RadCom online Propagation Prediction Tools

Every month RadCom magazine carries HF propagation predictions to more than 30 locations.

However, these can’t account for stations with high-gain antennas or for radio amateurs using more sensitive modes, such as FT8.

After much discussion it was decided that the only way to accommodate these was to develop an online tool that lets the user select different characteristics that suit their particular station.

There are now two tools available.

The first uses the VOACAP propagation prediction engine, which has been in use for many years. Developed by Jari OH6BG, it lets you specify your location, mode, power and antenna gain for each of the amateur bands.

It then produces coloured charts for each path showing the reliability of a contact on each band. Hovering over a square will give you more information.

You can find the tool at http://www.voacap.com/radcom/

New ITURHFPROP propagation prediction tool

The RSGB’s Propagation Studies Committee (PSC) has released a new propagation tool for amateurs, based on the ITU’s ITURHFPROP program.

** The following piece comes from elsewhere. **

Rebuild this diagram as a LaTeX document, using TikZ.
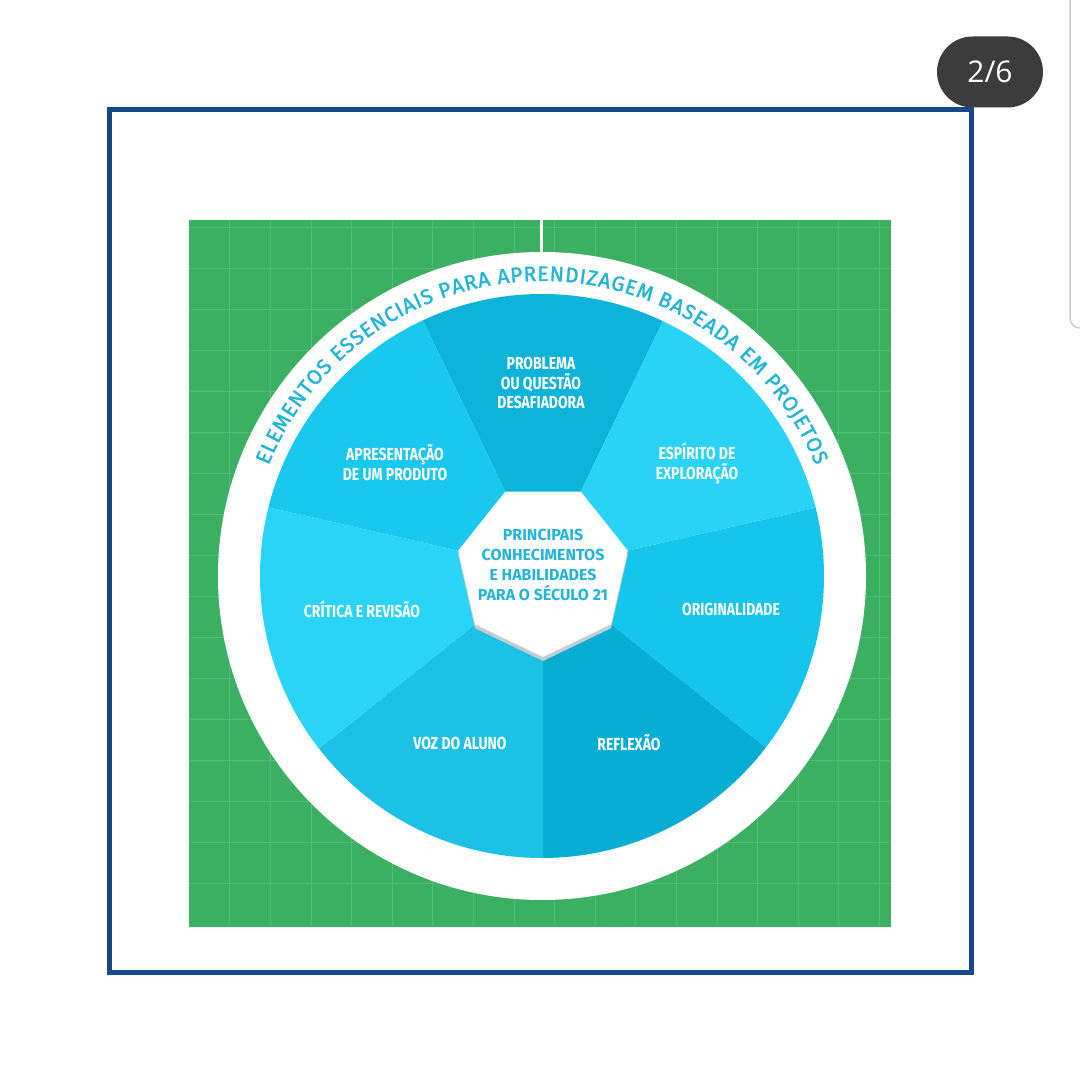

The new tool gives you hour-by-hour monthly median propagation predictions from a location you specify to one of 28 locations around the world, in line with the printed RadCom predictions.

Predictions are performed between the user’s position, expressed as a Maidenhead Locator (or the default value of IO92 if not specified). In some cases, performance for both long and short paths is evaluated.

The results are presented in tables, with colours used to represent the Basic Circuit Reliability (BCR), and numeric values to indicate the predicted median receive power (expressed in S Levels). For clarity, power levels below -121dBm (S1) are not shown.

As well as specifying your mode (SSB, CW, FT8 and others), you can also choose from a wide range of antenna types at both ends of the path. A tool to select your noise level is also included.

The tool also loads the results two at a time so that you don’t get an awkward 20+ second delay while the computations are completed.

The details you input are cached, so that you should not need to change them the next time you use the program. You also have the ability to print out the month’s predictions as a PDF file.

The tool is the work of programmer and PSC member James Watson HZ1JW, whom we wish to thank.